| WORK REQUIRED |
Nothing after the line with "const LABEL_MONTHS = [0, 2, 4, 6, 8, 10];" belongs in the copy; extract the lines below from the top through that line, pictures left out.

| RECORDED INFORMATION |
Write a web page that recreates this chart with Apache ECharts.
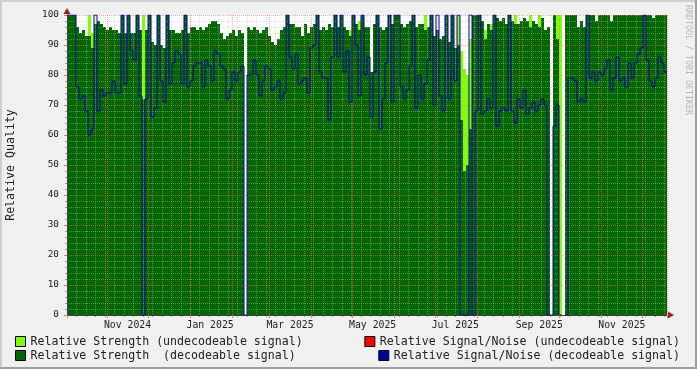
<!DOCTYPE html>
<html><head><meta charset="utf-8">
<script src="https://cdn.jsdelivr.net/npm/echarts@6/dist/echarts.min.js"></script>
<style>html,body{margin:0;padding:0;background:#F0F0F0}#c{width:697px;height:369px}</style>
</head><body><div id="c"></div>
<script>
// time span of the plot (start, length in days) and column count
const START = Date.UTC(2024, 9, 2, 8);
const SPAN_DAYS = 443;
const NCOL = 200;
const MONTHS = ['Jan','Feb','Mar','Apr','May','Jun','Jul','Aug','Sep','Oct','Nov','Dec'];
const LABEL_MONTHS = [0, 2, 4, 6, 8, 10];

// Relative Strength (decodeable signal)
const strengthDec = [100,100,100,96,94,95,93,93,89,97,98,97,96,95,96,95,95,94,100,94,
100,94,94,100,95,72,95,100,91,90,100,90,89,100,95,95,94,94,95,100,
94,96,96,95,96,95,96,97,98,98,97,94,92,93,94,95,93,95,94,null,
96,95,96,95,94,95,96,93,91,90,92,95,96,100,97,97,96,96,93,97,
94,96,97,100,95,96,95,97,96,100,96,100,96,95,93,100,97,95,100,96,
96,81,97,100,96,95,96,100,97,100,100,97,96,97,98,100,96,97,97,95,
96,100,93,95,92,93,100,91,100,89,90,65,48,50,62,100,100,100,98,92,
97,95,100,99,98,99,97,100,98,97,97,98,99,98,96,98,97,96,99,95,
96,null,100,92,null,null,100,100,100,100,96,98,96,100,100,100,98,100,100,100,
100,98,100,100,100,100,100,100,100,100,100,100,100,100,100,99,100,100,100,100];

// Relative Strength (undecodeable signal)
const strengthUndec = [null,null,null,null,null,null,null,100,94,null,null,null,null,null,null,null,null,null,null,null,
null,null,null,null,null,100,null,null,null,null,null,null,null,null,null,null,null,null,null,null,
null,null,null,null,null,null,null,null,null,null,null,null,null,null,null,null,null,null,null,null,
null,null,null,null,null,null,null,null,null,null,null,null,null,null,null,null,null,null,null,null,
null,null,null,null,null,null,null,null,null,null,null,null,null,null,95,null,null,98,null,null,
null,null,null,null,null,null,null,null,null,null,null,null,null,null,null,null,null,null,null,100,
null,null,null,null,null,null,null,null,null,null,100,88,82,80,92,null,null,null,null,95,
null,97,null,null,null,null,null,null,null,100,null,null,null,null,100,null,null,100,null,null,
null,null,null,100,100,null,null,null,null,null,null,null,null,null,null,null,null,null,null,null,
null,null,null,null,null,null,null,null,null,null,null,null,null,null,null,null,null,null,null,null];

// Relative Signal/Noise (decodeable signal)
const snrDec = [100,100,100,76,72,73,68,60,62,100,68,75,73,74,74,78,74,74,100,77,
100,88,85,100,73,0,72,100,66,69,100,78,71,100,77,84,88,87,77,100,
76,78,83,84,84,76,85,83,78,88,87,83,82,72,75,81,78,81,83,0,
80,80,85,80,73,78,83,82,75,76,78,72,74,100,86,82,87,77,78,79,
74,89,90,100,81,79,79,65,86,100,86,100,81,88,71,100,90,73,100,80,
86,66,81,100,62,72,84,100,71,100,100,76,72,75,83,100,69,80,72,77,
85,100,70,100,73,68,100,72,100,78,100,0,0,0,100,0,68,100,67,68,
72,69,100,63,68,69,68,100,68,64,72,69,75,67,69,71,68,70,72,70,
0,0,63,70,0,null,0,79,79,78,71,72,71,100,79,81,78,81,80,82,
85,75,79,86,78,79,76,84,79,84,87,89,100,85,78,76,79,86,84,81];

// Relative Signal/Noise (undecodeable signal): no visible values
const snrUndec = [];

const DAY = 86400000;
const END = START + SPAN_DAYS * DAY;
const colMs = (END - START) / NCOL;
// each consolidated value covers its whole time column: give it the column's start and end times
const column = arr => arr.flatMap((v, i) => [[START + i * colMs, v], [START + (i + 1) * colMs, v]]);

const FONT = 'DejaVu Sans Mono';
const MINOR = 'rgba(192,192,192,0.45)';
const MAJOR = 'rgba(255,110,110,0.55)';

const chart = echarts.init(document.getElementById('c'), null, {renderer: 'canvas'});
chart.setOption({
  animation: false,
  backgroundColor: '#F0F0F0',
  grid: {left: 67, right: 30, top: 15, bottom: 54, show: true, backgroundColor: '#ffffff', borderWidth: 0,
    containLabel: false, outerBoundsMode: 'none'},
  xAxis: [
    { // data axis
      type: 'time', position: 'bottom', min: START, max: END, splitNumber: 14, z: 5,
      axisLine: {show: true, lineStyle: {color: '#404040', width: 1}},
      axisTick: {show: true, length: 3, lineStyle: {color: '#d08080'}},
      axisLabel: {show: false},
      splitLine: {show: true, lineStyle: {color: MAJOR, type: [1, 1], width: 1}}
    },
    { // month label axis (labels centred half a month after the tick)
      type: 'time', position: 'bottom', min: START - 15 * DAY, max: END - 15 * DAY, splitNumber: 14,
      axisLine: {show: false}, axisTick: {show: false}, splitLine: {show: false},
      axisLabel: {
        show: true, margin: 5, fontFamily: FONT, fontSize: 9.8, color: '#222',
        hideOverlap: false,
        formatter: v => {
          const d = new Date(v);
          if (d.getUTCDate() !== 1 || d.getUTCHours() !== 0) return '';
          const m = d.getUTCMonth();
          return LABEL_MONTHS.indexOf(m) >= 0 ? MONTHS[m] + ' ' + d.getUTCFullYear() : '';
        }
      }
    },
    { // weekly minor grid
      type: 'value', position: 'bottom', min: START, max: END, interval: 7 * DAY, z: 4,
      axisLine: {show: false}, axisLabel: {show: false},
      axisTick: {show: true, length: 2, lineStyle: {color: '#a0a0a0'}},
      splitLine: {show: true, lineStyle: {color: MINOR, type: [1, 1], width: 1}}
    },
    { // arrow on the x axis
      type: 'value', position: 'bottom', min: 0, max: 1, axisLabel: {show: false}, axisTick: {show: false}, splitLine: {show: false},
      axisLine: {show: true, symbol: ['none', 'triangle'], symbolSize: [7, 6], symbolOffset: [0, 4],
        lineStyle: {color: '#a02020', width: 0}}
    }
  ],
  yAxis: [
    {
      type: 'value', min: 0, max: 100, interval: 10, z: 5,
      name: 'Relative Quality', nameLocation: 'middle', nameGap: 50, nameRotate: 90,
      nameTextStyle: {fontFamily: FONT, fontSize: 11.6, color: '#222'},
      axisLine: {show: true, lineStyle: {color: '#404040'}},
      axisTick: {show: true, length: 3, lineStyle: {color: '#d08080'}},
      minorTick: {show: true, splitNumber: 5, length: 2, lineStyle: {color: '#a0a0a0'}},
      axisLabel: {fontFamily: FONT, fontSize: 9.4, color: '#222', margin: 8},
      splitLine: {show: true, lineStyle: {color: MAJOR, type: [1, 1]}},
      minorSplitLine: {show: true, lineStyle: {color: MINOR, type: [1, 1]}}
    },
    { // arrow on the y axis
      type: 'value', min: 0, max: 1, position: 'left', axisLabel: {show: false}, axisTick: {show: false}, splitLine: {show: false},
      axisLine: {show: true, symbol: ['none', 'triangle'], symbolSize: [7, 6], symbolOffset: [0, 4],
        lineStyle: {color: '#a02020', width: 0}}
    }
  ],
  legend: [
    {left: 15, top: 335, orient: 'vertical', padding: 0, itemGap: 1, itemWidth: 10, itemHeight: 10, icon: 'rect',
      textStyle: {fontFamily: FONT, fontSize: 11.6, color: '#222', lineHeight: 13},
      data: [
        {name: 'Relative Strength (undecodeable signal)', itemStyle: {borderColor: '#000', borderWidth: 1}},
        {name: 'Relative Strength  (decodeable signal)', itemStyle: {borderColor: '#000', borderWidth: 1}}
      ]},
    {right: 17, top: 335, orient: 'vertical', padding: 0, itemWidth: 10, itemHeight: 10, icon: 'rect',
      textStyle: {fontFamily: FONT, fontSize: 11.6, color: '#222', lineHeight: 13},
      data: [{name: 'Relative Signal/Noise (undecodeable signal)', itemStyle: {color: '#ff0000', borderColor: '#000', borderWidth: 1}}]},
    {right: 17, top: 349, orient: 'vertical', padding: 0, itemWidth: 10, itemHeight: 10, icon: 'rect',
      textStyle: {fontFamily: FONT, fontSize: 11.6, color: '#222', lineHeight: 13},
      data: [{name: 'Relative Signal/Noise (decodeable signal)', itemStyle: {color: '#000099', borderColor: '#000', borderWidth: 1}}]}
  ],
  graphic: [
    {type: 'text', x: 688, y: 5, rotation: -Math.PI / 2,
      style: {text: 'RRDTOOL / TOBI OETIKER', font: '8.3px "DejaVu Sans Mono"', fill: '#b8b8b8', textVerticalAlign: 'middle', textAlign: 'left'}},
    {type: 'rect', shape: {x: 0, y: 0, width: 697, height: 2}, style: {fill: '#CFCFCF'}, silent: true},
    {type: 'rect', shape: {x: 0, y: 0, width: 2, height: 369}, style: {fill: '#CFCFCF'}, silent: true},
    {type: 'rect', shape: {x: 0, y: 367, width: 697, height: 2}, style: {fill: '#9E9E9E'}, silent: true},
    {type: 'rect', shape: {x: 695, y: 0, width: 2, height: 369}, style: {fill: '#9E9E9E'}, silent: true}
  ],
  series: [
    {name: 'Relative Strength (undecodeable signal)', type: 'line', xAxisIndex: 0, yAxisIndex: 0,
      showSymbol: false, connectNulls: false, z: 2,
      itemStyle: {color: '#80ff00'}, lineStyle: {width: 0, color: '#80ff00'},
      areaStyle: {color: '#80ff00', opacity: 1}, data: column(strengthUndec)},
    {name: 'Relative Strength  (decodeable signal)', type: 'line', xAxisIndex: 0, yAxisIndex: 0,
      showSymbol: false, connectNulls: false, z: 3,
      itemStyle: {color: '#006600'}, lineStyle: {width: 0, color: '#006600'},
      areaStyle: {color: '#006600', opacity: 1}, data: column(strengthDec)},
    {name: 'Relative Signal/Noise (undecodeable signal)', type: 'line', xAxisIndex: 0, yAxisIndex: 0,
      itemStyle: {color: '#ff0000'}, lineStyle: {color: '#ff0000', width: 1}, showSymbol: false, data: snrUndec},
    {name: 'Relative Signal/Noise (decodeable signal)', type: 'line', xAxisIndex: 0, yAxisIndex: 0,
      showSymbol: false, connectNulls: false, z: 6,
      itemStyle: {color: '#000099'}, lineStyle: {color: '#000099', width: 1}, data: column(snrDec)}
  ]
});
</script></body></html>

| RESPONSE FOR THIS EXERCISE |
Write a web page that recreates this chart with Apache ECharts.
<!DOCTYPE html>
<html><head><meta charset="utf-8">
<script src="https://cdn.jsdelivr.net/npm/echarts@6/dist/echarts.min.js"></script>
<style>html,body{margin:0;padding:0;background:#F0F0F0}#c{width:697px;height:369px}</style>
</head><body><div id="c"></div>
<script>
// time span of the plot (start, length in days) and column count
const START = Date.UTC(2024, 9, 2, 8);
const SPAN_DAYS = 443;
const NCOL = 200;
const MONTHS = ['Jan','Feb','Mar','Apr','May','Jun','Jul','Aug','Sep','Oct','Nov','Dec'];
const LABEL_MONTHS = [0, 2, 4, 6, 8, 10];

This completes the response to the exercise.